▸ **What is needed**
Would you pull out every line of the material that contains the string "this"?

▸ **Entries provided**
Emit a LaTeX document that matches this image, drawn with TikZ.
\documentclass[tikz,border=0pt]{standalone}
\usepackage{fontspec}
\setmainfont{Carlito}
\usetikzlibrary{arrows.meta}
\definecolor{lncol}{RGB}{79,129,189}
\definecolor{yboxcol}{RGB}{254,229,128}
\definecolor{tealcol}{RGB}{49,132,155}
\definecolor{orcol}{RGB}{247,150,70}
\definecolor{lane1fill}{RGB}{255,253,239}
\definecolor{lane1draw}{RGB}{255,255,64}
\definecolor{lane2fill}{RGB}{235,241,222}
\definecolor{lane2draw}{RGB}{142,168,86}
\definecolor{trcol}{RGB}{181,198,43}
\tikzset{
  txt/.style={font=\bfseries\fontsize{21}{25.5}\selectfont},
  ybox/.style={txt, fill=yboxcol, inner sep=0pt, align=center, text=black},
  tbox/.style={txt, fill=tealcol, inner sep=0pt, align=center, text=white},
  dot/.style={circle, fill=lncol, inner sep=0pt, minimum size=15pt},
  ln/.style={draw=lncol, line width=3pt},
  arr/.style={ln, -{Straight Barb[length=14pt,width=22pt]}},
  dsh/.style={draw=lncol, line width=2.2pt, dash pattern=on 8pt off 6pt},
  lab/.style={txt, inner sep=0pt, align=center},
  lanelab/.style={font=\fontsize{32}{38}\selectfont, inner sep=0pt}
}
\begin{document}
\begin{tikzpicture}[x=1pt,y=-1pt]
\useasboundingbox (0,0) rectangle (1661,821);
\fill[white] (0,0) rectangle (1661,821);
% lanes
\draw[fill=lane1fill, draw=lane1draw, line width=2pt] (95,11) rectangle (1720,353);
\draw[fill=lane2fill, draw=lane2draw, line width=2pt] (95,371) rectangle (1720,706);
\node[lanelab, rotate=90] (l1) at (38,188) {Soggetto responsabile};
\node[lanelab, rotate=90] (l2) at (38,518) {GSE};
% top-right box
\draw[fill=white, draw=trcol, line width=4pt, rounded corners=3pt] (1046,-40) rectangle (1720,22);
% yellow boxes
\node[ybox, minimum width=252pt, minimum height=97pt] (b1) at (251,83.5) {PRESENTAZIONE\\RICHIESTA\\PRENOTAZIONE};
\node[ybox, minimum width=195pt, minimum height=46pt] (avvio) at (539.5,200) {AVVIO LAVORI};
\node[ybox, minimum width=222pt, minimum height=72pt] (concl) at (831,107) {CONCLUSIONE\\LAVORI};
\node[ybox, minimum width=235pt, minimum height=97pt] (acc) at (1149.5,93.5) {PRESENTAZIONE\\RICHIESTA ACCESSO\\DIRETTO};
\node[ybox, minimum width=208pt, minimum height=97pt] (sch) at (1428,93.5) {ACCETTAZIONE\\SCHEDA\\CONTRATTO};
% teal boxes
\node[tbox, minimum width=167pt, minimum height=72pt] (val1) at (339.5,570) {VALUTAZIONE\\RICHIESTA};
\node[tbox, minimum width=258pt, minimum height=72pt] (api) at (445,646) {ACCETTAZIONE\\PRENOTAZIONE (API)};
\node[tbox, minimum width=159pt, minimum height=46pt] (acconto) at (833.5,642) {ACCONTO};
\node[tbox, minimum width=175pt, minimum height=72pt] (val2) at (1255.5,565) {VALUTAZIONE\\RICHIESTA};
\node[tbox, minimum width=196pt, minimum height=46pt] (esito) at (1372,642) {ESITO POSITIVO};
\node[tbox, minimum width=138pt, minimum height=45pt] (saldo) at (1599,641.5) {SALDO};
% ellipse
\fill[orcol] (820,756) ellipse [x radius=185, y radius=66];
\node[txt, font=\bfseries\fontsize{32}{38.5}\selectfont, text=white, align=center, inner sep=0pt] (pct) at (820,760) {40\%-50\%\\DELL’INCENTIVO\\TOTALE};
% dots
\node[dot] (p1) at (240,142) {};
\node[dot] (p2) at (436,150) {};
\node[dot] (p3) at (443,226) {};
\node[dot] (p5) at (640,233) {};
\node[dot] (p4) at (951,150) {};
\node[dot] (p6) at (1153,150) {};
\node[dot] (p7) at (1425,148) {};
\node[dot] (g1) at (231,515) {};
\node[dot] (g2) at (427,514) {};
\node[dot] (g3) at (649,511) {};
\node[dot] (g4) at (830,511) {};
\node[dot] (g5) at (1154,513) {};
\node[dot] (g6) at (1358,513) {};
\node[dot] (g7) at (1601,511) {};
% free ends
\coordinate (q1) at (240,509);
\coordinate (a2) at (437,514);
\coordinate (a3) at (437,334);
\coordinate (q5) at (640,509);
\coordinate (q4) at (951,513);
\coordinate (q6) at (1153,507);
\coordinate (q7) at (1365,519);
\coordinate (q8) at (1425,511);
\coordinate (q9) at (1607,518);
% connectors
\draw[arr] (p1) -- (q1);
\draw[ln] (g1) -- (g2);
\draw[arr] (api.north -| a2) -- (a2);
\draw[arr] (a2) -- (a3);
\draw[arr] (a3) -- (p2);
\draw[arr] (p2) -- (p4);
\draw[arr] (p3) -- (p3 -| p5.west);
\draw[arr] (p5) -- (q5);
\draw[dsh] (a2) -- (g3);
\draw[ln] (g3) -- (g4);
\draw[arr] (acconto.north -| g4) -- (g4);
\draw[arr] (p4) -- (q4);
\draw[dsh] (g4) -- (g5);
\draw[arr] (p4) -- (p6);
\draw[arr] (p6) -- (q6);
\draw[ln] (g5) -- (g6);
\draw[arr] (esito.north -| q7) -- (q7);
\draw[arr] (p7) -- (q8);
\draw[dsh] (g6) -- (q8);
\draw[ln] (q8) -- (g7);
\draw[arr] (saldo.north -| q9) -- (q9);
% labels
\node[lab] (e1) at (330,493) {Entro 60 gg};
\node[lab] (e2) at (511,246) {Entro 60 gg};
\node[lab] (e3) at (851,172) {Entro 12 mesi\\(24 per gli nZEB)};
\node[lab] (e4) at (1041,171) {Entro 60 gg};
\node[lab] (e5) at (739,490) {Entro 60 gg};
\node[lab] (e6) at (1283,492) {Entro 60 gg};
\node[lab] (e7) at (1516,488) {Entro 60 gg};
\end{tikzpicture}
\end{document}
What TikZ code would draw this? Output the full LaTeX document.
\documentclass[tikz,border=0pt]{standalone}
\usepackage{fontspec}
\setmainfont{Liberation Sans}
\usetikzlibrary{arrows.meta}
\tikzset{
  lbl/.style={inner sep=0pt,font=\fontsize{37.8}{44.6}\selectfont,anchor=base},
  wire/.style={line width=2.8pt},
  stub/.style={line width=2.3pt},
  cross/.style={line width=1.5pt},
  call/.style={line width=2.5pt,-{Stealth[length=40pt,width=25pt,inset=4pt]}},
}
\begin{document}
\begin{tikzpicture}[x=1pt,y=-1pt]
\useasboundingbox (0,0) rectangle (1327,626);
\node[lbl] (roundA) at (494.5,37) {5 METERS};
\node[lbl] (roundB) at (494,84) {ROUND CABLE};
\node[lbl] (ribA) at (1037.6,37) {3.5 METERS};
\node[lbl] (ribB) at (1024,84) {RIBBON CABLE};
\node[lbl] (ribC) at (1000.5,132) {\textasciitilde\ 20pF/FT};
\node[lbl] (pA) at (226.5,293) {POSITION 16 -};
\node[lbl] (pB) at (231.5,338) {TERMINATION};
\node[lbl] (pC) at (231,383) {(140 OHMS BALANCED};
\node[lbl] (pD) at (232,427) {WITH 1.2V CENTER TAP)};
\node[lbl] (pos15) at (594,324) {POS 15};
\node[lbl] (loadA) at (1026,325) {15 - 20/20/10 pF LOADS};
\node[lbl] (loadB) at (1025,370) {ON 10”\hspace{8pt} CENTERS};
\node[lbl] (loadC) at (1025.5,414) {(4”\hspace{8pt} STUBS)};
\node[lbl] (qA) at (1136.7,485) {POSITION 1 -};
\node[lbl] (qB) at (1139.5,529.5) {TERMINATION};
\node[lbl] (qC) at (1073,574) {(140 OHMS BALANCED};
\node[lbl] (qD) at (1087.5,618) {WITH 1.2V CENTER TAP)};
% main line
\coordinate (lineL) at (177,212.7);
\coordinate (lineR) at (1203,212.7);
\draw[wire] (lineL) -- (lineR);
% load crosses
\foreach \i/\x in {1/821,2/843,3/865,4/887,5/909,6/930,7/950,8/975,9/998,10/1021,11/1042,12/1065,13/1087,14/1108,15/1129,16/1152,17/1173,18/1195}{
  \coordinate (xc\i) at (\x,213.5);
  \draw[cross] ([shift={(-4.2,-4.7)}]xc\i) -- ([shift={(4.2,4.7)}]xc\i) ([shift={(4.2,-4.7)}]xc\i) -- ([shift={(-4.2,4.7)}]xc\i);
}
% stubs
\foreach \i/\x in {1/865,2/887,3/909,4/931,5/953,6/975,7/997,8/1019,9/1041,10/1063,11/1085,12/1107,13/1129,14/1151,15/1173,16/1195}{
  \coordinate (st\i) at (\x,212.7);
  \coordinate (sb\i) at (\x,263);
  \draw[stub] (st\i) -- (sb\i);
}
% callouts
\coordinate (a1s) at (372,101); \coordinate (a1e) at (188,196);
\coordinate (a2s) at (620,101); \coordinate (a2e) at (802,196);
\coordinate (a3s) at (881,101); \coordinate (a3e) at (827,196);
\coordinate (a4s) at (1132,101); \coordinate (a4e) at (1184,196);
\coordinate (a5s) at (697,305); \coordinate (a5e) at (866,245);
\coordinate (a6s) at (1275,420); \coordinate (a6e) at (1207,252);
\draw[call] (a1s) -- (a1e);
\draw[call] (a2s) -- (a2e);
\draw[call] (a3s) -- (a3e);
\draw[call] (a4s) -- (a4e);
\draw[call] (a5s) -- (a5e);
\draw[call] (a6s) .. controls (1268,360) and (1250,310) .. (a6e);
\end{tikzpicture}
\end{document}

▸ **Final result**
Emit a LaTeX document that matches this image, drawn with TikZ.
What TikZ code would draw this? Output the full LaTeX document.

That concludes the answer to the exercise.